Two of Venezuela’s main oil importers – the United States and India – are no longer going to be recipients of Venezuelan oil. It is to China and Russia that the tankers will move (as I show in my column), and it is by decisions in Beijing and Moscow that events will unfold: ‘Neither China nor Russia is willing to see the United States overthrow the government in Venezuela. Both have commercial interests in the country. Both also seek to deepen a more diversified global order, with the United States no longer seen as a viable policeman. The test for their commitment to multipolarity will be in how China and Russia hold the line on the United States’ attempt to squeeze Iran and Venezuela.’
Meanwhile, Trump met his Brazilian twin – Jair Bolsonaro – in Washington and suggested that Brazil might be brought into the NATO alliance (Bolsonaro, as a sign of his fecklessness, has turned over Brazil’s Alcântara space base to US satellite launches). Beneath this rhetoric, another reality presents itself. Since 2009, China has been Brazil’s main economic partner. Chinese trade with Brazil ($102 billion) is now twice US trade with Brazil ($57 billion). This is not necessarily good for Brazil, which has positioned itself as the supplier of raw materials for China (and is now poised, as we say in our recent dossier, to mine the Amazon beyond its limits). But this is – nonetheless – the reality of the current Brazilian economy. Bolsonaro can say what he wants in the White House. When he returns to Brazil, he has to deal with the Chinese.

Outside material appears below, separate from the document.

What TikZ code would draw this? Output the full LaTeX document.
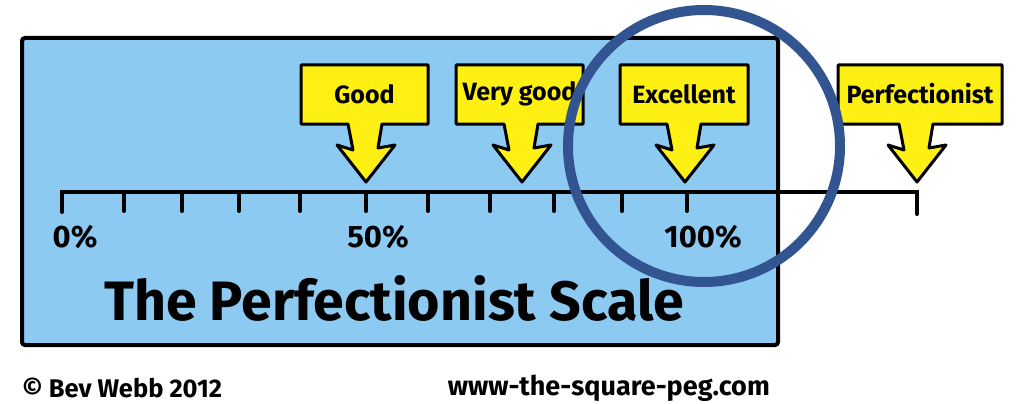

Venezuela has made its bet on the shift from a uni-polar to a multi-polar world order. Close observation of the developments here are essential, for they will tell us how much the needle has moved away from US domination of world affairs towards a fragmentation of power. But this fragmentation, this multipolarity will not emerge fast enough. It will take its time. Time is something that new social experiments do not have. They are attacked before they can breathe. That is my assessment of the socialist experiment in Venezuela. It has not been given enough time to overcome the penalties of the colonial and oligarchic past. The Venezuelan people must not only fight to defend their revolution, but they must also fight to overcome the burdens of the past (such as a lack of economic diversity, enforced by the old oligarchy). That was the theme of an interview I gave in Caracas earlier this month.
India goes to the polls next month. Hundreds of millions of people will line up to cast their ballot. Nate Singham of Tricontinental: Institute of Social Research interviewed our senior fellow P. Sainath on the impact of the organisations of farmers and agricultural workers on the elections. Women’s organisations have released a charter of demands for the political parties. They reject the world of poverty and violence. They reject the IMF style of ‘women’s empowerment’, as assessed by Tricontinental: Institute for Social Research’s Tanya Rawal-Jindia. They want to end the ‘nightmarish regime of violence, fear, hunger and unemployment’. They want the sunrise to be the same for those who are awake, and those who will soon wake up.